VODACOM Tanzania Public Limited Company (VCT) has said they will continue to work with all stakeholders to ensure the sale of shares is completed successfully despite of attachment orders sought in a suit lodged by a businessman Moto Mabanga recently.
In a statement issued in Dar es Salaam
on Tuesday, the company’s Managing Director (MD), Ian Ferrao stated that
VCT Initial Public Offering (IPO) was still underway. “The management
of Vodacom Tanzania PLC will continue to work with all stakeholders in
order to ensure the transaction is completed successfully.
We believe that the Tanzania high court
will act swiftly to resolve this matter which is related to an ongoing
case,” he said. He clarified that Mabanga’s claim is principally against
Vodacom International Limited (VIL) and not VCT.
The case was originally initiated in the
Johannesburg High Court and eventually settled amicably following a
ruling of the Kinshasa/Gombe Commercial Court, Democratic Republic of
the Congo (“DRC”).
“Following this settlement, Mr Moto
Mabanga’s purported repudiation of the settlement agreement was
dismissed by the arbitral tribunal of the International Chamber of
Commerce (“ICC”) which not only found that the settlement agreement was
valid, but also directed (him) to pay damages,” he said.
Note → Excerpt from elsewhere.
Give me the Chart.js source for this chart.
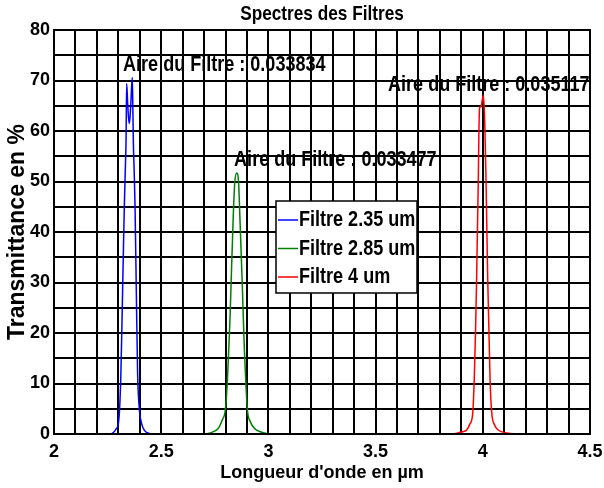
<!DOCTYPE html>
<html><head><meta charset="utf-8">
<script src="https://cdn.jsdelivr.net/npm/chart.js@4"></script>
<style>html,body{margin:0;padding:0;background:#fff}#wrap{width:604px;height:488px}</style>
</head><body><div id="wrap"><canvas id="c" width="604" height="488"></canvas></div>
<script>
const chartTitle = "Spectres des Filtres";
const xTitle = "Longueur d'onde en µm";
const yTitle = "Transmittance en %";
const seriesLabels = ["Filtre 2.35 um", "Filtre 2.85 um", "Filtre 4 um"];
const seriesColors = ["#0000ff", "#008000", "#ff0000"];

const blueX = [2.17, 2.26, 2.277, 2.290, 2.300, 2.306, 2.312, 2.318, 2.324, 2.328, 2.333, 2.336, 2.339, 2.343, 2.347, 2.351, 2.355, 2.359, 2.365, 2.368, 2.370, 2.374, 2.378, 2.384, 2.390, 2.398, 2.409, 2.422, 2.438, 2.46, 4.45];
const blueY = [0, 0, 0.3, 1, 2, 5, 12, 24, 37, 45, 53, 58, 69.4, 66, 63, 61.5, 63, 66, 70.6, 64, 58, 52, 45, 28, 12, 5, 2, 0.7, 0.2, 0, 0];

const greenX = [2.17, 2.70, 2.728, 2.755, 2.771, 2.785, 2.799, 2.808, 2.815, 2.821, 2.826, 2.836, 2.843, 2.852, 2.861, 2.867, 2.878, 2.883, 2.888, 2.895, 2.902, 2.915, 2.938, 2.965, 2.992, 3.02, 4.45];
const greenY = [0, 0, 0.2, 0.7, 1.4, 2.8, 4.75, 10, 16.6, 23, 29.8, 43, 49.7, 51.7, 49.7, 43, 29.8, 23, 16.6, 10, 4.75, 2.5, 1.0, 0.4, 0.1, 0, 0];

const redX = [2.17, 3.86, 3.884, 3.91, 3.925, 3.94, 3.953, 3.960, 3.966, 3.971, 3.979, 3.982, 3.985, 3.988, 3.992, 3.997, 4.002, 4.006, 4.010, 4.015, 4.023, 4.034, 4.042, 4.055, 4.072, 4.10, 4.127, 4.15, 4.45];
const redY = [0, 0, 0.2, 0.5, 0.8, 2, 4.1, 10.7, 20, 30.5, 50.3, 60.2, 64.5, 64.8, 64.8, 66, 67.1, 65, 60.2, 50.3, 30.5, 10.7, 4.1, 1.8, 0.8, 0.3, 0.1, 0, 0];

const annotX = [2.322, 2.84, 3.558];
const annotY = [73.1, 54.2, 69.1];
const annotText = ["Aire du Filtre : 0.033834", "Aire du Filtre : 0.033477", "Aire du Filtre : 0.035117"];

const xMin = 2, xMax = 4.5, xGridStep = 0.1, xLabelStep = 0.5;
const yMin = 0, yMax = 80, yGridStep = 5, yLabelStep = 10;

const FONT = "'Liberation Sans', Arial, sans-serif";
const COND = 0.82;

function pts(xs, ys) { return xs.map((v, i) => ({x: v, y: ys[i]})); }
function isMult(v, step) { const r = v / step; return Math.abs(r - Math.round(r)) < 1e-6; }
function condText(ctx, text, x, y, align) {
  ctx.save(); ctx.translate(x, y); ctx.scale(COND, 1);
  ctx.textAlign = align; ctx.textBaseline = 'middle'; ctx.fillText(text, 0, 0);
  ctx.restore();
}

const overlay = {
  id: 'overlay',
  afterDraw(chart) {
    const {ctx, chartArea: a, scales: {x, y}} = chart;
    ctx.save();
    ctx.strokeStyle = '#000'; ctx.lineWidth = 2;
    ctx.strokeRect(a.left, a.top, a.right - a.left, a.bottom - a.top);
    ctx.fillStyle = '#000';
    ctx.font = "bold 21px " + FONT;
    condText(ctx, chartTitle, (a.left + a.right) / 2, 14, 'center');
    ctx.font = "bold 22px " + FONT;
    annotText.forEach((t, i) => condText(ctx, t, x.getPixelForValue(annotX[i]), y.getPixelForValue(annotY[i]), 'left'));
    // legend
    const L = 276, T = 201, W = 141, H = 92, rowH = 28.5, firstRow = 19;
    ctx.fillStyle = '#fff'; ctx.fillRect(L, T, W, H);
    ctx.strokeStyle = '#000'; ctx.lineWidth = 1.5; ctx.strokeRect(L, T, W, H);
    seriesLabels.forEach((lab, i) => {
      const cy = T + firstRow + i * rowH;
      ctx.strokeStyle = seriesColors[i]; ctx.lineWidth = 1.5;
      ctx.beginPath(); ctx.moveTo(L + 2, cy); ctx.lineTo(L + 22, cy); ctx.stroke();
      ctx.fillStyle = '#000'; ctx.font = "bold 22px " + FONT;
      condText(ctx, lab, L + 23, cy, 'left');
    });
    ctx.restore();
  }
};

new Chart(document.getElementById('c'), {
  type: 'line',
  data: {
    datasets: [
      {label: seriesLabels[0], data: pts(blueX, blueY), borderColor: seriesColors[0], order: 2},
      {label: seriesLabels[1], data: pts(greenX, greenY), borderColor: seriesColors[1], order: 1},
      {label: seriesLabels[2], data: pts(redX, redY), borderColor: seriesColors[2], order: 0}
    ]
  },
  options: {
    responsive: false, animation: false, devicePixelRatio: 1,
    parsing: false,
    datasets: {line: {borderWidth: 1.5, pointRadius: 0, fill: false, cubicInterpolationMode: 'monotone'}},
    layout: {padding: {top: 30, right: 14, left: 0, bottom: 0}},
    plugins: {legend: {display: false}, title: {display: false}, tooltip: {enabled: false}},
    scales: {
      x: {
        type: 'linear', min: xMin, max: xMax, offset: false,
        grid: {color: '#000', lineWidth: 2, drawTicks: false},
        border: {display: true, color: '#000', width: 2},
        ticks: {stepSize: xGridStep, autoSkip: false, maxRotation: 0, padding: 7, color: '#000',
          font: {family: FONT, size: 18, weight: 'bold'},
          callback: v => isMult(v, xLabelStep) ? String(+v.toFixed(1)) : ''},
        title: {display: true, text: xTitle, color: '#000', font: {family: FONT, size: 18, weight: 'bold'}, padding: {top: 0, bottom: 4}},
        afterFit(s) { s.height = 54; s.paddingLeft = 0; s.paddingRight = 0; }
      },
      y: {
        type: 'linear', min: yMin, max: yMax,
        grid: {color: '#000', lineWidth: 2, drawTicks: false},
        border: {display: true, color: '#000', width: 2},
        ticks: {stepSize: yGridStep, autoSkip: false, padding: 4, color: '#000',
          font: {family: FONT, size: 18, weight: 'bold'},
          callback: v => isMult(v, yLabelStep) ? String(Math.round(v)) : ''},
        title: {display: true, text: yTitle, color: '#000', font: {family: FONT, size: 23, weight: 'bold'}, padding: {top: 4, bottom: 0}},
        afterFit(s) { s.width = 54; s.paddingTop = 0; s.paddingBottom = 0; }
      }
    }
  },
  plugins: [overlay]
});
</script>
</body></html>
Such damages, according to the MD, over
time have accumulated to an amount in excess of 7 million US dollars. He
stated that Namemco Energy PTY Limited is challenging the ICC ruling in
the Court of Appeals in Paris, France.
Mr Mabanga has filed an application
before the High Court’s Commercial Division, seeking orders for
attachment of 1,092,000,130 shares of Vodacom Tanzania Public Limited
Company to recover a debt amounting to over 40bn/- he is demanding.
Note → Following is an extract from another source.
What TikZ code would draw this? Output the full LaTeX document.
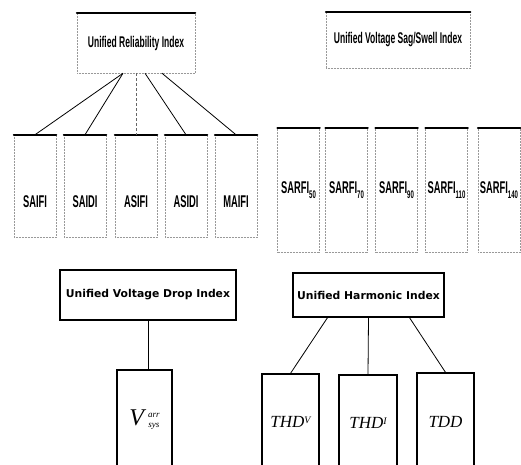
\documentclass[tikz,border=0pt]{standalone}
\usepackage{amsmath}
\usepackage{fontspec}
\setmainfont{Liberation Sans}
\newfontfamily\narrowsf[FakeStretch=0.55]{Liberation Sans Bold}
\newfontfamily\widesf{DejaVu Sans}
\newfontfamily\timesit{Liberation Serif Italic}
\usetikzlibrary{positioning}

\begin{document}
\begin{tikzpicture}[x=1pt, y=-1pt, every node/.style={inner sep=0pt},
  faintbox/.style={draw=black!40, densely dotted, line width=0.5pt},
  solidbox/.style={draw, line width=1.3pt, font=\widesf\bfseries\fontsize{10.8}{13}\selectfont},
  toplbl/.style={font=\narrowsf\fontsize{15.5}{17}\selectfont},
  sublbl/.style={font=\narrowsf\fontsize{17}{18}\selectfont},
  topedge/.style={line width=2pt, line cap=round},
  link/.style={line width=0.8pt},
  mathlbl/.style={font=\timesit\fontsize{17}{18}\selectfont}]
\useasboundingbox (0,0) rectangle (521,464);

% the two upper index boxes
\node[faintbox, toplbl, minimum width=118pt, minimum height=60pt] (rel) at (136,43) {Unified Reliability Index};
\node[faintbox, toplbl, minimum width=144pt, minimum height=56pt] (sag) at (398,40) {Unified Voltage Sag/Swell Index};

% reliability indices
\foreach \nm/\cx/\txt in {saifi/35/SAIFI, saidi/85/SAIDI, asifi/136/ASIFI, asidi/186/ASIDI, maifi/236/MAIFI} {
  \node[faintbox, minimum width=42pt, minimum height=102pt] (\nm) at (\cx,186) {};
  \node[sublbl] (\nm-t) at ([yshift=-16pt]\nm.center) {\txt};
}

% sag/swell indices
\foreach \nm/\cx/\sub in {sarfia/298.5/50, sarfib/346.5/70, sarfic/396.5/90, sarfid/446.5/110, sarfie/499/140} {
  \node[faintbox, sublbl, minimum width=42pt, minimum height=124pt] (\nm) at (\cx,190) {SARFI\raisebox{-5pt}{\fontsize{11}{11}\selectfont\sub}};
}

\foreach \nm in {rel,sag,saifi,saidi,asifi,asidi,maifi,sarfia,sarfib,sarfic,sarfid,sarfie}
  \draw[topedge] (\nm.north west) -- (\nm.north east);

\draw[link] ([xshift=-13pt]rel.south) -- (saifi.north);
\draw[link] ([xshift=-13pt]rel.south) -- (saidi.north);
\draw[link, densely dashed, draw=black!60] (rel.south) -- (asifi.north);
\draw[link] ([xshift=9pt]rel.south) -- (asidi.north);
\draw[link] ([xshift=26pt]rel.south) -- (maifi.north);

% lower index boxes
\node[solidbox, minimum width=176pt, minimum height=50pt] (drop) at (148,295) {Unified Voltage Drop Index};
\node[solidbox, minimum width=151pt, minimum height=44pt] (harm) at (368.5,295) {Unified Harmonic Index};

\node[solidbox, mathlbl, minimum width=55pt, minimum height=100pt] (vsys) at (144.5,420) {\fontsize{24}{24}\selectfont V\,\raisebox{-2pt}{\fontsize{9}{9}\selectfont\shortstack{arr\\[3pt]sys}}};
\node[solidbox, mathlbl, minimum width=57pt, minimum height=96pt] (thdv) at (290.5,422) {THD\raisebox{4pt}{\fontsize{10}{10}\selectfont V}};
\node[solidbox, mathlbl, minimum width=58pt, minimum height=95pt] (thdi) at (368,422.5) {THD\raisebox{4pt}{\fontsize{10}{10}\selectfont I}};
\node[solidbox, mathlbl, minimum width=57pt, minimum height=97pt] (tdd) at (445.5,421.5) {TDD};

\draw[link] (drop.south) -- (drop.south |- vsys.north);
\draw[link] ([xshift=-41pt]harm.south) -- (thdv.north);
\draw[link] (harm.south) -- (thdi.north);
\draw[link] ([xshift=41pt]harm.south) -- (tdd.north);
\end{tikzpicture}
\end{document}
The businessman is requesting the court
to grant a temporary injunction, restraining Vodacom Group Limited from
listing the shares held by Vodacom Tanzania Public Limited Company at
the Dar es Salaam Stock Exchange or enlisting or dealing with them in
whatever manner.
Mr Mabanga, acting as Receiver of
Namemco Energy PTY Limited, is further seeking for orders to appoint him
a receiver of the shares in question and order Vodacom Tanzania Public
Limited Company to pay all the dividends, meaning from the said shares
to him.
Pursuant to appointment thereof, the
applicant is requesting the court to order Vodacom Group Limited to hand
over the share certificates and any other document of title for the
shares to him, pending determination of his main suit to facilitate the
receivership.
In the main suit, the businessman is
seeking for judgment and decree for the court to open the veils of
incorporation of Vodacom Group Limited and Vodacom Congo DRC SPRL and
that the court should find that the two companies are practically one
and the same.
Mr Mabanga is further requesting the
court to order the execution of the judgment given by Kinshasa
Commercial Court by attachment and sale of the shares held by the
Vodacom Companies to realise a decretal amount of 20,080,000 US dollars.
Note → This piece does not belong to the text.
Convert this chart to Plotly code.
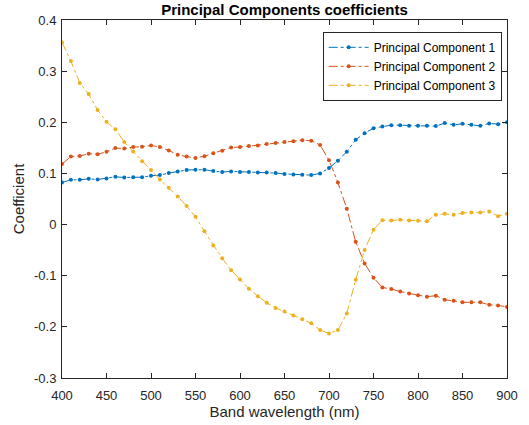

In his affidavit to support the
application, the businessman states that he has filed a suit to enforce
the judgment given by Kinshasa Commercial Court on January 24, 2012 and
confirmed on appeal on September 27, 2013. He accounts that Vodacom
Tanzania Public Limited Company has initiated the sale of its shares to
the public otherwise known as Initial Public Offer (IPO).
Pursuant thereto, Vodacom Group Limited
intends to offer for sale its shares by listing the same to the Dar es
Salaam Stock Exchange on April 19, this year.